Instructions to follow - Restate, exactly and without pictures, the lines from the start of the listing below through the line holding "ax = fig.add_axes([325".

========================

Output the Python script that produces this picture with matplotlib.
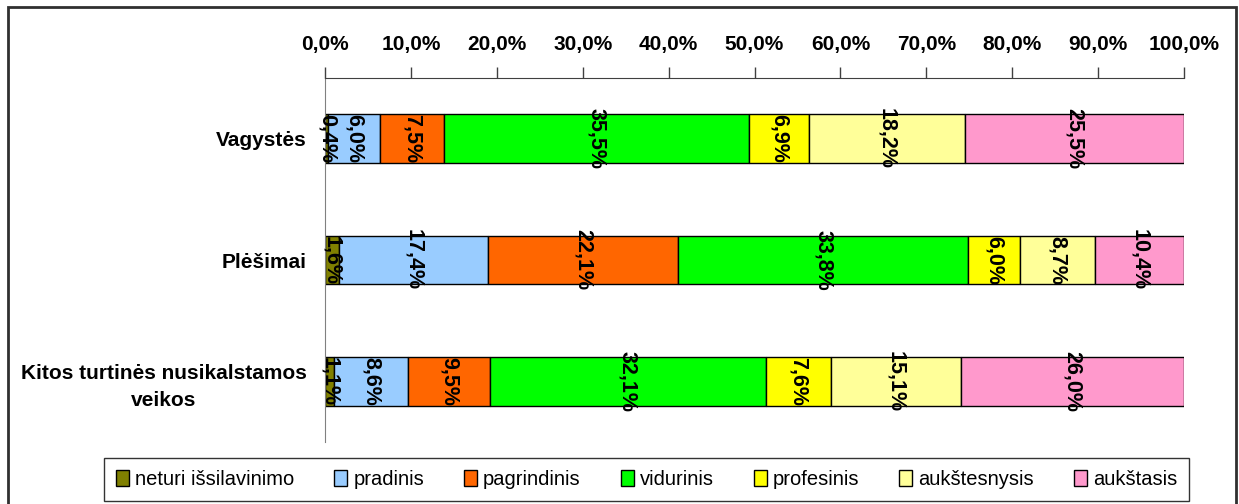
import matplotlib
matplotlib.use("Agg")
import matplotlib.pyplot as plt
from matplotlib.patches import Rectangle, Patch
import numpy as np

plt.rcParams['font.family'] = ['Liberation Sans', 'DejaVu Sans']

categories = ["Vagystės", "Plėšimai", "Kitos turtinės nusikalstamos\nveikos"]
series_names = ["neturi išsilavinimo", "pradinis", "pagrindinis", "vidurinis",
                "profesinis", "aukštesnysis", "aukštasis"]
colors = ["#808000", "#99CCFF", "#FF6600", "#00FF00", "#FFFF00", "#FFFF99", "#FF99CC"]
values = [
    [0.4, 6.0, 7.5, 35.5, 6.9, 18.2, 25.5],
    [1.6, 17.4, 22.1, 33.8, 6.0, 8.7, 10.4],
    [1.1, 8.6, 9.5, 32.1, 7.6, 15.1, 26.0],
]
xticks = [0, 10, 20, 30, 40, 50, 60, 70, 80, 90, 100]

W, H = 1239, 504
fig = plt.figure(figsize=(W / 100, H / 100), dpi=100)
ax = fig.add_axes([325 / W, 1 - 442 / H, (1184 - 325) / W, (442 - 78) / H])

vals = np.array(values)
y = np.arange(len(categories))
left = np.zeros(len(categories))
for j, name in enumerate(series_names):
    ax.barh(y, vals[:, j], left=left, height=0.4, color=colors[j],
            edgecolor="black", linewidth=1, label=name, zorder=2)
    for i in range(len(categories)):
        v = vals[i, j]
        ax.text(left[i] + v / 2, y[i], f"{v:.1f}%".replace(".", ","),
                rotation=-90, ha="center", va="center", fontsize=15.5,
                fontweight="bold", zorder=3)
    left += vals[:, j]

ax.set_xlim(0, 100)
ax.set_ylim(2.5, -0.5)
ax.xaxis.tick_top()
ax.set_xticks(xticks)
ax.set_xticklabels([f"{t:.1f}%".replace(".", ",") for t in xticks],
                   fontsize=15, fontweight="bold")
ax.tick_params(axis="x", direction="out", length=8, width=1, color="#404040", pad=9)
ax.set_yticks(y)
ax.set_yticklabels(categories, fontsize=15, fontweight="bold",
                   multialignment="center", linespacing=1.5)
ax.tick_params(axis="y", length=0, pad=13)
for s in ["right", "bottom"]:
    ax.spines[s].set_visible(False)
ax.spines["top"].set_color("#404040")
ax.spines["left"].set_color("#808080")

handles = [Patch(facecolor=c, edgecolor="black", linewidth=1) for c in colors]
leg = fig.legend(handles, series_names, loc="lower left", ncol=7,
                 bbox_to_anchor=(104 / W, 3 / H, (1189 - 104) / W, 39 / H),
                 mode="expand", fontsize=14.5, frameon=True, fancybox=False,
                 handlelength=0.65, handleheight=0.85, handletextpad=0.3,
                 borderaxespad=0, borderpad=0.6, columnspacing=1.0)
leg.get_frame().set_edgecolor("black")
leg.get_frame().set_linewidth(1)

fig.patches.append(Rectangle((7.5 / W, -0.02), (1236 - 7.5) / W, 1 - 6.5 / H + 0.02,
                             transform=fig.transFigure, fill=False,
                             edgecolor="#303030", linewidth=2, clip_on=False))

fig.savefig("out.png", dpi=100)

========================

Finished answer -
Output the Python script that produces this picture with matplotlib.
import matplotlib
matplotlib.use("Agg")
import matplotlib.pyplot as plt
from matplotlib.patches import Rectangle, Patch
import numpy as np

plt.rcParams['font.family'] = ['Liberation Sans', 'DejaVu Sans']

categories = ["Vagystės", "Plėšimai", "Kitos turtinės nusikalstamos\nveikos"]
series_names = ["neturi išsilavinimo", "pradinis", "pagrindinis", "vidurinis",
                "profesinis", "aukštesnysis", "aukštasis"]
colors = ["#808000", "#99CCFF", "#FF6600", "#00FF00", "#FFFF00", "#FFFF99", "#FF99CC"]
values = [
    [0.4, 6.0, 7.5, 35.5, 6.9, 18.2, 25.5],
    [1.6, 17.4, 22.1, 33.8, 6.0, 8.7, 10.4],
    [1.1, 8.6, 9.5, 32.1, 7.6, 15.1, 26.0],
]
xticks = [0, 10, 20, 30, 40, 50, 60, 70, 80, 90, 100]

W, H = 1239, 504
fig = plt.figure(figsize=(W / 100, H / 100), dpi=100)
ax = fig.add_axes([325 / W, 1 - 442 / H, (1184 - 325) / W, (442 - 78) / H])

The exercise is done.